Zum Instrumentenkasten der Wachstumsmethodiken gehört dem Experten zufolge auch, Kunden, Projekte oder schnöde Gewohnheiten loszulassen. „Meistens kann sich ein Betrieb von 20 bis 30 Prozent seines Sortiments trennen, man traut sich das aber oft nicht.“ Es werde zu selten nach dem zwingenden Nutzen gesucht. „Und wenn Kunden schon nicht profitabel sind, dann sollten sie zumindest Multiplikatorwirkung haben.“ Damit ist gemeint, dass der Kunde sich exzellent in der eigenen Referenzliste macht, neue Kunden anzieht oder sogar einen weiterempfiehlt, ohne eine Gegenleistung zu verlangen. Ein Vorteil, selbst wenn der Kunde kaum oder kein Geld bringt. Ohne diese Multiplikatorwirkung ist er fürs Unternehmen nur Verlustbringer und die Geschäftsbeziehung sollte womöglich beendet werden. Schließlich binden solche Kunden gute Leute, was in Zeiten des Personalmangels und Kostendrucks besonders weh tut.

„Dinge weglassen“

Wegen der engen Beziehung tun sich viele Mittelständler schwer, von sich aus Beziehungen zu beenden. Da spielen Gewohnheit und eine gewisse Treue eine große Rolle. Gerade wenn man wahnsinnig viel Energie investieren müsste, fällt es nicht leicht, gewissermaßen „aufzugeben“ und das Risiko einzugehen, den Kunden durch eine entsprechende Entweder-oder-Forderungen zu verlieren. Aber der Berater sagt: „Wachstum besteht auch darin, Dinge wegzulassen. Und damit auch, Kunden loszuwerden.“

Wachstum kommt nicht nur aus dem Vertrieb. Gesundes, intelligentes Wachstum beginnt an drei Stellen, sagt Quelle: „Im Kopf, ganz oben in der Unternehmensführung und ganz oben in der GuV.“ Es gehe darum, interne Bremsen zu lösen, also vor allem das Zusammenspiel der Abteilungen. In den Schnittstellen liegen die Millionen.
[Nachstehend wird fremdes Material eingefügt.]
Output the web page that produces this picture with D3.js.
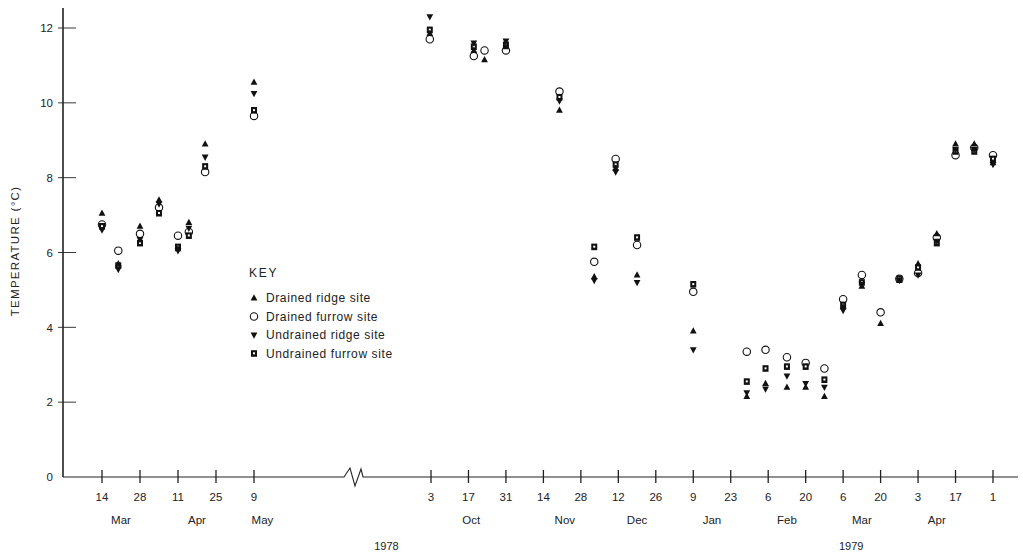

Sich hier aufzureiben, führt oft dazu, dem Kunden nur das Zweitbeste zu bieten. „Wenn man sich mal anschaut, wie viele Produkte und Leistungen am Kunden vorbeigehen und wie vergleichsweise wenig Innovationen es gibt, die wirklich erfolgreich sind, kann man sich schon die Frage stellen, ob das Kundenbedürfnis immer im Vordergrund steht“, sagt Berater Quelle.

Ungeachtet all dessen: Wenn starkes Wachstum eine Krankheit wäre, dann leidet Deutschland derzeit unter keinen nennenswerten Symptomen. Nach der vierteljährlichen Umfrage des Ifo-Instituts und des Instituts für Schweizer Wirtschaftspolitik erwarten Fachleute 2024 für die Weltwirtschaft eine Wachstumsrate von durchschnittlich 2,6 Prozent, für die Euro-Zone von 1,5 Prozent und für Deutschland von 0,6 Prozent. Über zu viel Wachstum klagen hierzulande derzeit nur die allerwenigsten.